THL, Goldman to lose equity with CTI Foods restructuring

  • THL, Goldman acquired CTI in May 2013
  • CTI filed for bankruptcy protection March 11
  • Firms turn over near full CTI control to first-lien lenders

After a near six-year hold, Thomas H. Lee Partners and Goldman Sachs are losing their equity in CTI Foods.

CTI, a food supplier that’s been in business for 35 years, on March 11 filed for Chapter 11 protection in U.S. Bankruptcy Court in Delaware. The move will reduce the Wilder, Idaho, company’s debt by more than $400 million, a statement said.

CTI said it had received commitments for $155 million in debtor-in-possession financing from its lenders, which it will use to pay down existing debt and fund operations during its Chapter 11 case.

Thomas H. Lee Partners and Goldman Sachs Merchant Banking Division acquired CTI in May 2013 for about $690 million, Moody’s said. Littlejohn & Co was the seller. THL and Goldman will see their equity canceled with CTI’s restructuring plan, bankruptcy documents said.

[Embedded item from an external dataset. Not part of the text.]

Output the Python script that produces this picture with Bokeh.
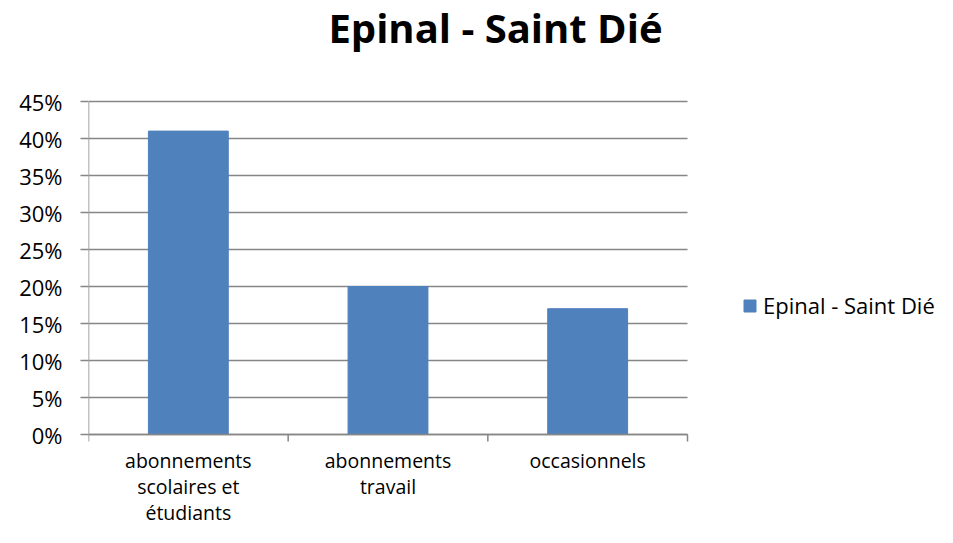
import math
from bokeh.plotting import figure
from bokeh.models import Range1d, FixedTicker, NumeralTickFormatter, LinearAxis, Legend, LegendItem, ColumnDataSource, Label
from bokeh.core.properties import value
from bokeh.embed import file_html
from bokeh.resources import INLINE

categories = ["abonnements\nscolaires et\nétudiants", "abonnements\ntravail", "occasionnels"]
values = [0.41, 0.20, 0.17]
series_name = "Epinal - Saint Dié"
y_ticks = [0, 0.05, 0.10, 0.15, 0.20, 0.25, 0.30, 0.35, 0.40, 0.45]

FONT = "Open Sans"
GRAY = "#868686"
BLUE = "#4F81BD"

W, H = 937, 527
LEFT = 88
# plot-area geometry in pixels (frame spans whole figure right of the y labels)
PA_TOP, PA_BOTTOM, PA_RIGHT = 101, 434, 687

n = len(categories)
ymax = y_ticks[-1]
px_per_y = (PA_BOTTOM - PA_TOP) / ymax
px_per_x = (PA_RIGHT - LEFT) / n
x_range = Range1d(0, (W - LEFT) / px_per_x)
y_range = Range1d(-(H - PA_BOTTOM) / px_per_y, ymax + PA_TOP / px_per_y)

xpos = [i + 0.5 for i in range(n)]
bounds = list(range(n + 1))
src = ColumnDataSource(dict(x=xpos, top=values))

p = figure(width=W, height=H, output_backend="svg", toolbar_location=None,
           x_range=x_range, y_range=y_range, x_axis_type=None, y_axis_type=None,
           min_border_left=LEFT, min_border_right=0, min_border_top=0, min_border_bottom=0)
p.outline_line_color = None
p.background_fill_color = "white"
p.border_fill_color = "white"

# gridlines
p.segment(x0=[0] * len(y_ticks), x1=[n] * len(y_ticks), y0=y_ticks, y1=y_ticks,
          line_color=GRAY, line_width=1.5)

r = p.vbar(x="x", top="top", width=0.4, source=src, fill_color=BLUE, line_color=BLUE)

# axis lines
p.segment(x0=[0, 0], x1=[n, 0], y0=[0, 0], y1=[0, ymax], line_color=GRAY, line_width=1.5)
# category boundary ticks
p.ray(x=bounds, y=[0] * len(bounds), length=7, length_units="screen", angle=-math.pi / 2,
      line_color=GRAY, line_width=1.5)

yaxis = LinearAxis(ticker=FixedTicker(ticks=y_ticks, minor_ticks=[]),
                   formatter=NumeralTickFormatter(format="0%"))
yaxis.axis_line_color = None
yaxis.major_tick_line_color = GRAY
yaxis.major_tick_line_width = 1.5
yaxis.major_tick_in = 0
yaxis.major_tick_out = 8
yaxis.minor_tick_line_color = None
yaxis.major_label_text_font = FONT
yaxis.major_label_text_font_size = "22px"
yaxis.major_label_text_color = "black"
yaxis.major_label_standoff = 18
p.add_layout(yaxis, "left")

# category labels
p.text(x=xpos, y=[0] * n, text=categories, y_offset=12, text_align="center",
       text_baseline="top", text_font=value(FONT), text_font_size="19.5px",
       text_color="black", text_line_height=0.97)

title = Label(x=495 - LEFT, y=H - 27, x_units="screen", y_units="screen", text=series_name,
              text_align="center", text_baseline="alphabetic", text_font=FONT,
              text_font_size="40px", text_font_style="bold", text_color="black")
p.add_layout(title)

legend = Legend(items=[LegendItem(label=series_name, renderers=[r])],
                location=(742 - LEFT, 207), border_line_color=None, background_fill_alpha=0,
                label_text_font=FONT, label_text_font_size="22px", label_text_color="black",
                glyph_width=15, glyph_height=15, padding=0, margin=0, label_standoff=6)
p.add_layout(legend, "center")

open("out.html", "w").write(file_html(p, INLINE))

Formed in 1984 as SSI Food Services, CTI makes products like cooked sausage patties, fajita meat and Philly steak, which are used by quick-service restaurants, including sandwich, hamburger and Mexican chains. It employs about 1,900 people.

For 2018 CTI posted about $29 million in Ebitda on about $1.2 billion in revenue. Liabilities stood at about $655 million, court filings said.

With the bankruptcy, THL and Goldman are turning over near full control of CTI to its first-lien lenders, the Wall Street Journal said.

The top lenders, who are owed $347 million, are receiving 97 percent of CTI while second-lien, who are owed $140 million, are getting 3 percent, provided they vote in favor of CTI’s preferred terms, the story said.

Kent Percy, CTI’s chief restructuring officer, said in a declaration supporting the bankruptcy that declining sales, a pending interest payment and increased competition helped spur the bankruptcy.

He also partly cited CTI’s 2016 acquisition of Liguria Foods, which was financed with $25 million in loans, the WSJ said.

Liguria was supposed to expand CTI’s product portfolio to pepperoni and dry sausage. Only CTI discovered inefficiencies in Liguria’s business and the company invested “substantial resources” to improve the business, documents said. Liguria stopped sending payments up the corporate ladder to CTI last year, the story said.

THL and CTI declined comment.  Goldman could not be reached for comment.